— start Dataset content —

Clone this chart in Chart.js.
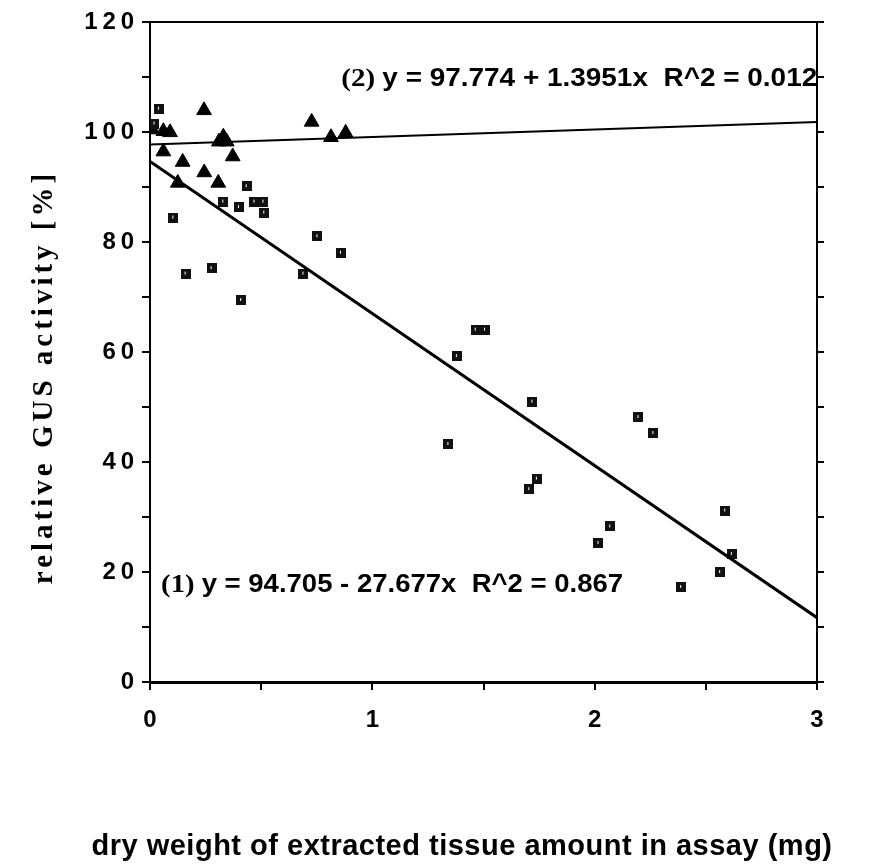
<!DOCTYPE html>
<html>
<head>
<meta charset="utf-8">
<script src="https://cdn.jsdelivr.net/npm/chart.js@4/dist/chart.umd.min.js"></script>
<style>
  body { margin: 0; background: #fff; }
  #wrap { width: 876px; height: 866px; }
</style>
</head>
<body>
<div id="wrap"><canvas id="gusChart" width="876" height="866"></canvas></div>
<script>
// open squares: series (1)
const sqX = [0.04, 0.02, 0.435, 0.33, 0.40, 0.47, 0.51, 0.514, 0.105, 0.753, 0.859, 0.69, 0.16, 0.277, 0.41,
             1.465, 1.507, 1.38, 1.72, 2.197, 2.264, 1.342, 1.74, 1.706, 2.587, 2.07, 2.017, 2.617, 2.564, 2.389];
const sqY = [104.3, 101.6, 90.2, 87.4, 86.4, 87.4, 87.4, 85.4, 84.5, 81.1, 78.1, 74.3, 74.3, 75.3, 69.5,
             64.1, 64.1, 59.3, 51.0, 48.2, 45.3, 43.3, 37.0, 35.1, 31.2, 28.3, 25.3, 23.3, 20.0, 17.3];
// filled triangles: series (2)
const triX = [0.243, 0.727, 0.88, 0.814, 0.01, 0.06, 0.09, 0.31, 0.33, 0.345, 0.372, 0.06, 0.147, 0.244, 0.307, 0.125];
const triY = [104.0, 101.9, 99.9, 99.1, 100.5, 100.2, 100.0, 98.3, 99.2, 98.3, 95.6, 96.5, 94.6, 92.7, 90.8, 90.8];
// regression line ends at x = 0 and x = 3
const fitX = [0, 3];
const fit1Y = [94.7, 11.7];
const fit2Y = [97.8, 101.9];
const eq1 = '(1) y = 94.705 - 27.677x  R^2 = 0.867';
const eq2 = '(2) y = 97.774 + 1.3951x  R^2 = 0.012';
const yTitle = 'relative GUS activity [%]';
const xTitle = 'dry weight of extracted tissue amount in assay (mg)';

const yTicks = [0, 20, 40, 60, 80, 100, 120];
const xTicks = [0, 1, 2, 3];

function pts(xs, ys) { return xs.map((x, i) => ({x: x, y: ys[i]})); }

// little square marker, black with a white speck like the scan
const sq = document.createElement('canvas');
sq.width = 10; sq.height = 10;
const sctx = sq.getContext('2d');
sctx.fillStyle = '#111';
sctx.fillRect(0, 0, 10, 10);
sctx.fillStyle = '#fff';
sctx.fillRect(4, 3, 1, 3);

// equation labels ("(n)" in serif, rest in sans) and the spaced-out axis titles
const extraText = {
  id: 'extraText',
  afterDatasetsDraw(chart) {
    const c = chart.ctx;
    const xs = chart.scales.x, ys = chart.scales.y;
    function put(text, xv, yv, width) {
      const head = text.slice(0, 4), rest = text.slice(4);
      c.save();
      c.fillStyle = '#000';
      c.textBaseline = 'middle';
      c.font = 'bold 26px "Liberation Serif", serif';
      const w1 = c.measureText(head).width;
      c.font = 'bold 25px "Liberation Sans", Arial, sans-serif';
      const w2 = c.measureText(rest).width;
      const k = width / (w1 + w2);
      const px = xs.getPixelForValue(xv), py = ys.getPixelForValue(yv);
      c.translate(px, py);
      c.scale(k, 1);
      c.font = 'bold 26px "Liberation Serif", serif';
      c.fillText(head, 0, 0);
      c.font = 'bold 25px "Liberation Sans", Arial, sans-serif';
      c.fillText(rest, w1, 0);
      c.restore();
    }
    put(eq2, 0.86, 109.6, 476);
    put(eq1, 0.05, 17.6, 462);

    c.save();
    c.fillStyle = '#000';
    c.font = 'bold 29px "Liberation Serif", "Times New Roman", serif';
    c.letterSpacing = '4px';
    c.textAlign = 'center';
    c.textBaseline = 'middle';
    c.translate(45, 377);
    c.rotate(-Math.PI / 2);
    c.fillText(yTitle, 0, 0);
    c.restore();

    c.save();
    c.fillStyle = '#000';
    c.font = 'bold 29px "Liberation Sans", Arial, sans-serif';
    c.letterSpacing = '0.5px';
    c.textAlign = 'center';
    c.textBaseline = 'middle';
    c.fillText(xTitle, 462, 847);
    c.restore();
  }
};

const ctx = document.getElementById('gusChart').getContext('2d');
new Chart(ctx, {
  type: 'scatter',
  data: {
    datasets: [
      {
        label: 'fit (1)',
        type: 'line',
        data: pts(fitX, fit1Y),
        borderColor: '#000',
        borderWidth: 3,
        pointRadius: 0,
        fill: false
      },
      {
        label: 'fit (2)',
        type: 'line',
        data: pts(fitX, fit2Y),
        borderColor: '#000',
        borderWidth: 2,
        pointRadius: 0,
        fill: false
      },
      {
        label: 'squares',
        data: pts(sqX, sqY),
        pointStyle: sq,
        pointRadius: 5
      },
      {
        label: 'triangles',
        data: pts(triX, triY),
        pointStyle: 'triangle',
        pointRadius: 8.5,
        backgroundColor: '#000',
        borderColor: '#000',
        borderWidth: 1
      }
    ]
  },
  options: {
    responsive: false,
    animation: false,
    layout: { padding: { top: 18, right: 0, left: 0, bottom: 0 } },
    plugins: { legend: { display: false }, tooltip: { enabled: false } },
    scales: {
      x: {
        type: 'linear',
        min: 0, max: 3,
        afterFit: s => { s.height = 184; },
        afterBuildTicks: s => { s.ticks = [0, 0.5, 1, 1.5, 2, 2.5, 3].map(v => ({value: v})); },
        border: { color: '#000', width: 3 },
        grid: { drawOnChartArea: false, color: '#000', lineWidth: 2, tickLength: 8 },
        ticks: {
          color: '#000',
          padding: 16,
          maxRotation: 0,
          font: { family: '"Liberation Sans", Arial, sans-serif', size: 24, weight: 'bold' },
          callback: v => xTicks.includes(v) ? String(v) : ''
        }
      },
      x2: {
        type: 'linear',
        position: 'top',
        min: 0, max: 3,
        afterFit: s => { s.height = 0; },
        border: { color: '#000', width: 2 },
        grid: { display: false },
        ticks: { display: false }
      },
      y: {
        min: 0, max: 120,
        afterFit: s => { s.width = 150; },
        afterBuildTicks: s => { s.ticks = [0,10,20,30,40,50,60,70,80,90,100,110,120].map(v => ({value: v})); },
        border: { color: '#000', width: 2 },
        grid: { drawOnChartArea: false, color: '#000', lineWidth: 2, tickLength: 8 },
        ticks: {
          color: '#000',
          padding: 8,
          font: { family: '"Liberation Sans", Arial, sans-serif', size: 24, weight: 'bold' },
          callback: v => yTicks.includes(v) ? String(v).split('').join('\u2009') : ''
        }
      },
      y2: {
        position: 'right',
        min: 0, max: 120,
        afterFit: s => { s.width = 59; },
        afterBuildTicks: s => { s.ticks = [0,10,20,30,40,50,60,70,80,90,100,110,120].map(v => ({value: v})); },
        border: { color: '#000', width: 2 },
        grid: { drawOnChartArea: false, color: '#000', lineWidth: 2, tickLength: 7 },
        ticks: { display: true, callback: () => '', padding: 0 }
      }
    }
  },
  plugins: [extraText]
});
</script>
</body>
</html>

— end Dataset content —

Your task is to return the lines above, from the first one up to and including the line containing "sctx.fillRect(4, 3, 1, 3);", minus any pictures.

• [Written solution]:
Clone this chart in Chart.js.
<!DOCTYPE html>
<html>
<head>
<meta charset="utf-8">
<script src="https://cdn.jsdelivr.net/npm/chart.js@4/dist/chart.umd.min.js"></script>
<style>
  body { margin: 0; background: #fff; }
  #wrap { width: 876px; height: 866px; }
</style>
</head>
<body>
<div id="wrap"><canvas id="gusChart" width="876" height="866"></canvas></div>
<script>
// open squares: series (1)
const sqX = [0.04, 0.02, 0.435, 0.33, 0.40, 0.47, 0.51, 0.514, 0.105, 0.753, 0.859, 0.69, 0.16, 0.277, 0.41,
             1.465, 1.507, 1.38, 1.72, 2.197, 2.264, 1.342, 1.74, 1.706, 2.587, 2.07, 2.017, 2.617, 2.564, 2.389];
const sqY = [104.3, 101.6, 90.2, 87.4, 86.4, 87.4, 87.4, 85.4, 84.5, 81.1, 78.1, 74.3, 74.3, 75.3, 69.5,
             64.1, 64.1, 59.3, 51.0, 48.2, 45.3, 43.3, 37.0, 35.1, 31.2, 28.3, 25.3, 23.3, 20.0, 17.3];
// filled triangles: series (2)
const triX = [0.243, 0.727, 0.88, 0.814, 0.01, 0.06, 0.09, 0.31, 0.33, 0.345, 0.372, 0.06, 0.147, 0.244, 0.307, 0.125];
const triY = [104.0, 101.9, 99.9, 99.1, 100.5, 100.2, 100.0, 98.3, 99.2, 98.3, 95.6, 96.5, 94.6, 92.7, 90.8, 90.8];
// regression line ends at x = 0 and x = 3
const fitX = [0, 3];
const fit1Y = [94.7, 11.7];
const fit2Y = [97.8, 101.9];
const eq1 = '(1) y = 94.705 - 27.677x  R^2 = 0.867';
const eq2 = '(2) y = 97.774 + 1.3951x  R^2 = 0.012';
const yTitle = 'relative GUS activity [%]';
const xTitle = 'dry weight of extracted tissue amount in assay (mg)';

const yTicks = [0, 20, 40, 60, 80, 100, 120];
const xTicks = [0, 1, 2, 3];

function pts(xs, ys) { return xs.map((x, i) => ({x: x, y: ys[i]})); }

// little square marker, black with a white speck like the scan
const sq = document.createElement('canvas');
sq.width = 10; sq.height = 10;
const sctx = sq.getContext('2d');
sctx.fillStyle = '#111';
sctx.fillRect(0, 0, 10, 10);
sctx.fillStyle = '#fff';
sctx.fillRect(4, 3, 1, 3);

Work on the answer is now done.